Sunday, December 18, 2005

PTO gives NTP only 30 days to respond to OA in re-exam

the USPTO said in a Dec. 14 letter:

-->"Given the district court's concerns that the office has delayed the proceedings and the outstanding public interest in ensuring that these proceedings are acted upon with special dispatch, the office has assigned a dedicated examining team to handle all of the co-pending proceedings."

The patent office was responding to a request by NTP to give it more time to respond to actions by the agency. The patent office shortened the normal 60-day response time to 30 days. The agency, in rejecting NTP's request, said the 30 days was all that was required by law. <--

The patent office, in initial Office Actions in re-exam of the five patents, rejected claims of all five patents. The PTO has indicated it expects its next step to be a final rejection.

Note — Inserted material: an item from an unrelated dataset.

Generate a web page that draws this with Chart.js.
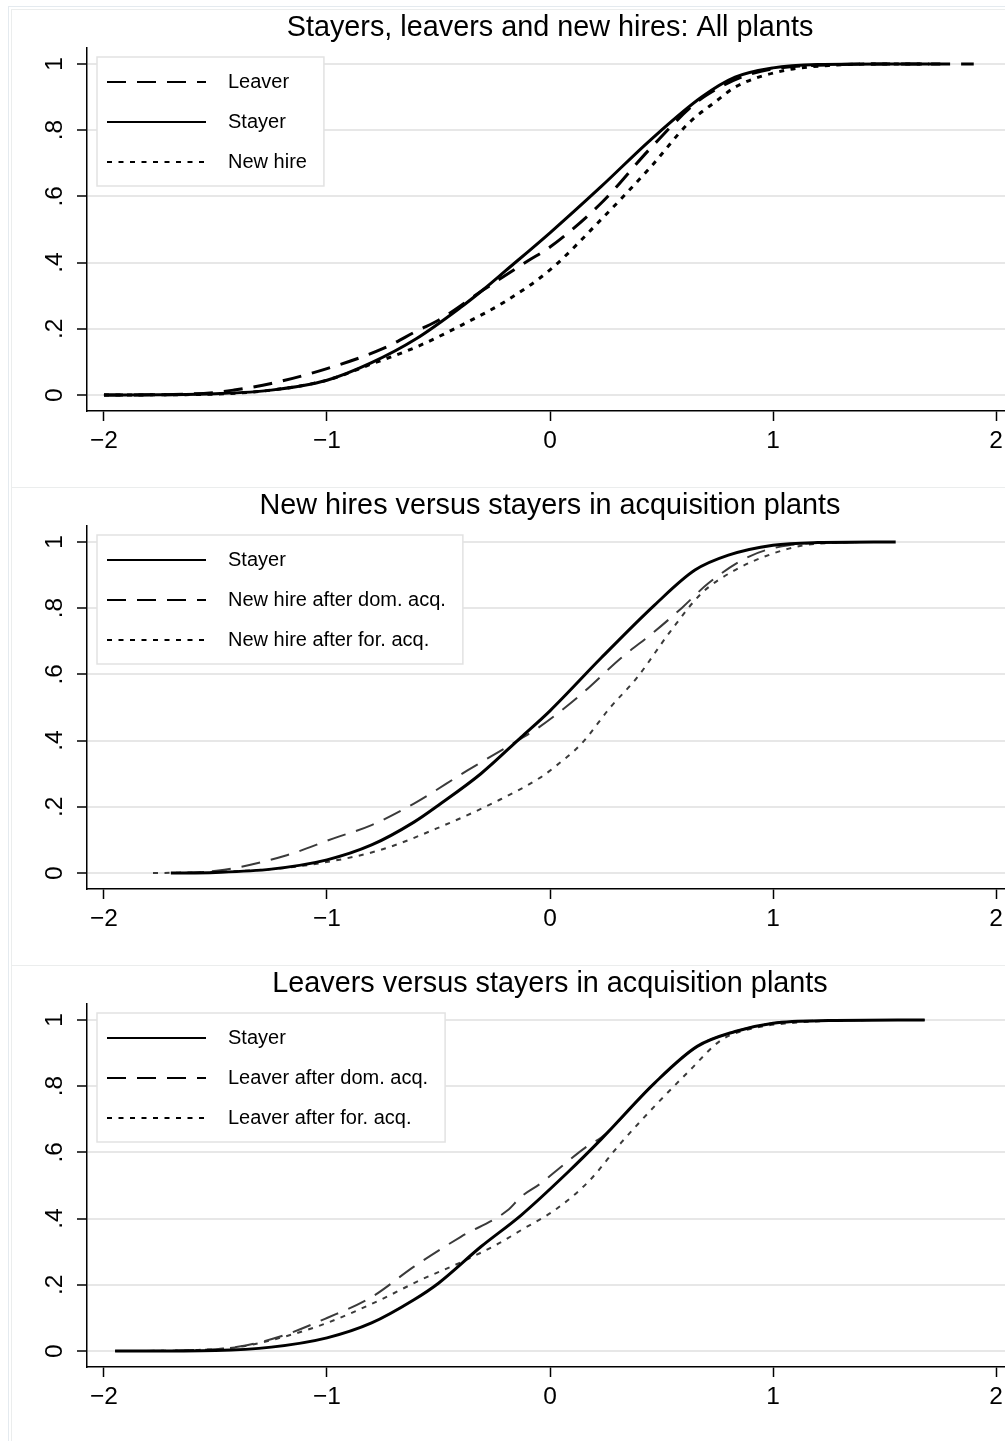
<!DOCTYPE html>
<html><head><meta charset="utf-8">
<script src="https://cdn.jsdelivr.net/npm/chart.js@4.4.1/dist/chart.umd.min.js"></script>
<style>
html,body{margin:0;padding:0;background:#fff;width:1005px;height:1441px;overflow:hidden;}
#wrap{position:relative;width:1005px;height:1441px;overflow:hidden;background:#fff;}
.frame{position:absolute;box-sizing:border-box;}
.panel{position:absolute;left:0;width:1013px;height:478px;}
canvas{display:block;}
</style></head><body>
<div id="wrap">
 <div class="frame" style="left:8px;top:6px;width:1100px;height:1500px;border-left:1.5px solid #e4eaef;border-top:1.5px solid #e4eaef;"></div>
 <div class="frame" style="left:11px;top:9px;width:1100px;height:478px;border-left:1.5px solid #ebeded;border-top:1.5px solid #ebeded;"></div>
 <div class="frame" style="left:11px;top:487px;width:1100px;height:478px;border-left:1.5px solid #ebeded;border-top:1.5px solid #ebeded;"></div>
 <div class="frame" style="left:11px;top:965px;width:1100px;height:500px;border-left:1.5px solid #ebeded;border-top:1.5px solid #ebeded;"></div>
 <div class="panel" style="top:8px"><canvas id="c1" width="1013" height="478"></canvas></div>
 <div class="panel" style="top:486px"><canvas id="c2" width="1013" height="478"></canvas></div>
 <div class="panel" style="top:964px"><canvas id="c3" width="1013" height="478"></canvas></div>
</div>
<script>
// ---- axis ticks ----
const xTickValues = [-2, -1, 0, 1, 2];
const xTickLabels = ['\u22122', '\u22121', '0', '1', '2'];
const yTickValues = [0, 0.2, 0.4, 0.6, 0.8, 1];
const yTickLabels = ['0', '.2', '.4', '.6', '.8', '1'];

// ---- titles ----
const titles = [
  'Stayers, leavers and new hires: All plants',
  'New hires versus stayers in acquisition plants',
  'Leavers versus stayers in acquisition plants'
];

// ---- Panel 1: All plants ----
const p1LeaverX  = [-2, -1.75, -1.5, -1.42, -1.25, -1, -0.75, -0.59, -0.5, -0.3, -0.1, 0, 0.23, 0.45, 0.65, 0.75, 0.85, 1, 1.25, 1.5, 1.9];
const p1LeaverY  = [0, 0.001, 0.008, 0.015, 0.035, 0.08, 0.14, 0.196, 0.226, 0.317, 0.405, 0.447, 0.58, 0.745, 0.88, 0.925, 0.958, 0.985, 0.997, 1, 1];
const p1StayerX  = [-2, -1.75, -1.5, -1.25, -1, -0.8, -0.6, -0.4, -0.3, -0.2, 0, 0.23, 0.45, 0.68, 0.83, 1, 1.2, 1.5, 1.75];
const p1StayerY  = [0, 0.001, 0.004, 0.015, 0.045, 0.098, 0.17, 0.265, 0.318, 0.375, 0.49, 0.63, 0.77, 0.9, 0.96, 0.988, 0.998, 1, 1];
const p1NewHireX = [-2, -1.75, -1.5, -1.25, -1, -0.8, -0.6, -0.4, -0.2, 0, 0.229, 0.453, 0.62, 0.75, 0.83, 1.05, 1.25, 1.5, 1.7];
const p1NewHireY = [0, 0.001, 0.003, 0.015, 0.045, 0.094, 0.145, 0.21, 0.283, 0.378, 0.53, 0.69, 0.82, 0.89, 0.93, 0.98, 0.995, 1, 1];

// ---- Panel 2: New hires vs stayers in acquisition plants ----
const p2StayerX  = [-1.7, -1.5, -1.25, -1, -0.8, -0.61, -0.5, -0.31, -0.13, 0, 0.23, 0.47, 0.65, 0.8, 1, 1.2, 1.55];
const p2StayerY  = [0, 0.002, 0.012, 0.04, 0.085, 0.154, 0.205, 0.3, 0.41, 0.49, 0.65, 0.81, 0.915, 0.96, 0.99, 0.998, 1];
const p2DomHireX = [-1.65, -1.46, -1.18, -0.97, -0.8, -0.61, -0.37, -0.17, -0.05, 0.14, 0.32, 0.47, 0.59, 0.71, 0.89, 1.07, 1.3, 1.5];
const p2DomHireY = [0, 0.01, 0.054, 0.105, 0.145, 0.21, 0.31, 0.39, 0.44, 0.54, 0.65, 0.73, 0.8, 0.875, 0.955, 0.99, 0.998, 1];
const p2ForHireX = [-1.78, -1.5, -1.25, -1.03, -0.76, -0.49, -0.23, -0.04, 0.02, 0.14, 0.27, 0.39, 0.54, 0.68, 0.83, 1, 1.14, 1.3, 1.5];
const p2ForHireY = [0, 0.004, 0.012, 0.03, 0.07, 0.14, 0.22, 0.29, 0.32, 0.39, 0.5, 0.59, 0.73, 0.845, 0.915, 0.965, 0.99, 0.998, 1];

// ---- Panel 3: Leavers vs stayers in acquisition plants ----
const p3StayerX   = [-1.95, -1.5, -1.25, -1, -0.8, -0.61, -0.5, -0.31, -0.13, 0.08, 0.23, 0.47, 0.66, 0.83, 1, 1.25, 1.68];
const p3StayerY   = [0, 0.002, 0.012, 0.04, 0.085, 0.155, 0.205, 0.315, 0.41, 0.54, 0.64, 0.81, 0.92, 0.965, 0.99, 0.998, 1];
const p3DomLeavX  = [-1.95, -1.6, -1.4, -1.21, -1, -0.8, -0.61, -0.4, -0.19, -0.13, -0.04, 0.02, 0.17, 0.23, 0.47, 0.66, 0.83, 1, 1.25, 1.68];
const p3DomLeavY  = [0, 0.003, 0.013, 0.044, 0.1, 0.163, 0.255, 0.345, 0.425, 0.466, 0.507, 0.54, 0.62, 0.645, 0.81, 0.92, 0.965, 0.99, 0.998, 1];
const p3ForLeavX  = [-1.95, -1.6, -1.4, -1.21, -1, -0.76, -0.58, -0.41, -0.23, -0.13, 0.02, 0.17, 0.32, 0.47, 0.62, 0.77, 0.95, 1.07, 1.3, 1.6];
const p3ForLeavY  = [0, 0.003, 0.012, 0.04, 0.085, 0.155, 0.215, 0.265, 0.325, 0.365, 0.425, 0.51, 0.63, 0.74, 0.843, 0.94, 0.98, 0.99, 0.998, 1];

const FONT = '"Liberation Sans", Arial, Helvetica, sans-serif';
const zip = (xs, ys) => xs.map((x, i) => ({x: x, y: ys[i]}));

const DASH = [19, 11];
const DOT = [5, 6.5];

function ds(label, xs, ys, color, width, dash) {
  return {
    label: label, data: zip(xs, ys),
    borderColor: color, borderWidth: width, borderDash: dash,
    pointRadius: 0, pointHoverRadius: 0, fill: false,
    cubicInterpolationMode: 'monotone', borderCapStyle: 'butt'
  };
}

const boxLegend = {
  id: 'boxLegend',
  afterDatasetsDraw(chart) {
    const ctx = chart.ctx, a = chart.chartArea;
    const bx = a.left + 10, by = a.top + 9;
    ctx.save();
    ctx.font = '20px ' + FONT;
    let tw = 0;
    chart.data.datasets.forEach(d => { tw = Math.max(tw, ctx.measureText(d.label).width); });
    const w = 131 + tw + 17, h = 129;
    ctx.fillStyle = '#fff';
    ctx.fillRect(bx, by, w, h);
    ctx.strokeStyle = '#e2e2e2';
    ctx.lineWidth = 1.5;
    ctx.setLineDash([]);
    ctx.strokeRect(bx, by, w, h);
    chart.data.datasets.forEach((d, i) => {
      const y = by + 25 + 40 * i;
      ctx.beginPath();
      ctx.setLineDash(d.borderDash || []);
      ctx.lineWidth = 2.2;
      ctx.strokeStyle = '#000';
      ctx.moveTo(bx + 10, y);
      ctx.lineTo(bx + 109, y);
      ctx.stroke();
      ctx.setLineDash([]);
      ctx.fillStyle = '#000';
      ctx.textBaseline = 'middle';
      ctx.textAlign = 'left';
      ctx.fillText(d.label, bx + 131, y);
    });
    ctx.restore();
  }
};

function makeChart(id, title, datasets) {
  return new Chart(document.getElementById(id), {
    type: 'line',
    data: {datasets: datasets},
    plugins: [boxLegend],
    options: {
      responsive: false,
      animation: false,
      devicePixelRatio: 1,
      layout: {padding: 0},
      plugins: {
        legend: {display: false},
        tooltip: {enabled: false},
        title: {
          display: true, text: title, fullSize: false, color: '#000',
          font: {family: FONT, size: 28.8, weight: 'normal', lineHeight: 1.2},
          padding: {top: 3, bottom: 2.44}
        }
      },
      scales: {
        x: {
          type: 'linear', min: -2.076, max: 2.076,
          afterBuildTicks: s => { s.ticks = xTickValues.map(v => ({value: v})); },
          afterFit: s => { s.height = 75; },
          grid: {drawOnChartArea: false, drawTicks: true, tickLength: 10, tickColor: '#000', tickWidth: 1.5},
          border: {display: true, color: '#000', width: 1.5},
          ticks: {
            color: '#000', padding: 6, maxRotation: 0, minRotation: 0, autoSkip: false,
            font: {family: FONT, size: 24.5},
            callback: (v, i) => xTickLabels[i]
          }
        },
        y: {
          type: 'linear', min: -0.048, max: 1.048,
          afterBuildTicks: s => { s.ticks = yTickValues.map(v => ({value: v})); },
          afterFit: s => { s.width = 87; },
          grid: {drawOnChartArea: true, color: '#e7e7e7', lineWidth: 2, drawTicks: true, tickLength: 10, tickColor: '#000', tickWidth: 1.5},
          border: {display: true, color: '#000', width: 1.5},
          ticks: {
            color: '#000', padding: 12, minRotation: 90, maxRotation: 90, crossAlign: 'center', autoSkip: false,
            font: {family: FONT, size: 24.5},
            callback: (v, i) => yTickLabels[i]
          }
        }
      }
    }
  });
}

const GRAY = '#3a3a3a';

makeChart('c1', titles[0], [
  ds('Leaver', p1LeaverX, p1LeaverY, '#000', 3, DASH),
  ds('Stayer', p1StayerX, p1StayerY, '#000', 3, []),
  ds('New hire', p1NewHireX, p1NewHireY, '#000', 3, DOT)
]);
makeChart('c2', titles[1], [
  ds('Stayer', p2StayerX, p2StayerY, '#000', 3, []),
  ds('New hire after dom. acq.', p2DomHireX, p2DomHireY, GRAY, 2, DASH),
  ds('New hire after for. acq.', p2ForHireX, p2ForHireY, GRAY, 2, DOT)
]);
makeChart('c3', titles[2], [
  ds('Stayer', p3StayerX, p3StayerY, '#000', 3, []),
  ds('Leaver after dom. acq.', p3DomLeavX, p3DomLeavY, GRAY, 2, DASH),
  ds('Leaver after for. acq.', p3ForLeavX, p3ForLeavY, GRAY, 2, DOT)
]);
</script>
</body></html>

Even a final rejection of claims by the USPTO would not end the re-examination procedure. NTP can appeal to BPAI within the patent office, and, in the event of an unfavorable BPAI decision, seek review before the CAFC, the appeals court that previously upheld part of the finding of infringement.

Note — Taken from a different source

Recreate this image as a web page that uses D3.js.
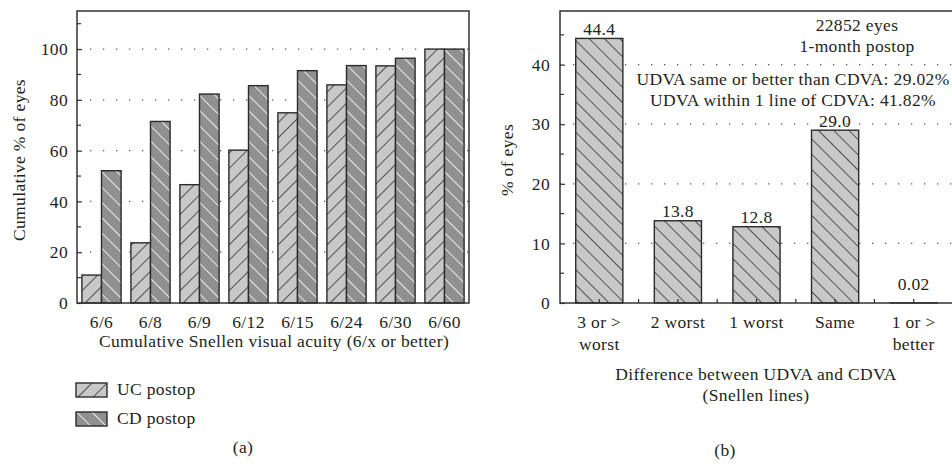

NTP co-founder Don Stout, who also is a patent lawyer, said in a Dec. 14 interview that part of the appeal will center on the patent office's decision not to follow the Federal Circuit's interpretation of key wording in the patent. The patent office responded, in the Dec. 14 letter, that it has different standards by law. Generally, the USPTO interprets the scope of claims broadly, which can lead to invalidity in terms of close prior art. [see earlier post on IPBiz about Yamamoto.

In addition to the patent office review, Research In Motion has filed a petition asking the U.S. Supreme Court to review the case, arguing that the Federal Circuit improperly expanded the scope of U.S. patent law by ruling that a system based in Canada could infringe a U.S. patent. In that decision, reported earlier on IPBiz, the CAFC distinguished between a claim to a system and a claim to a method, with the current issue over the CAFC interpretation of a claim to a method.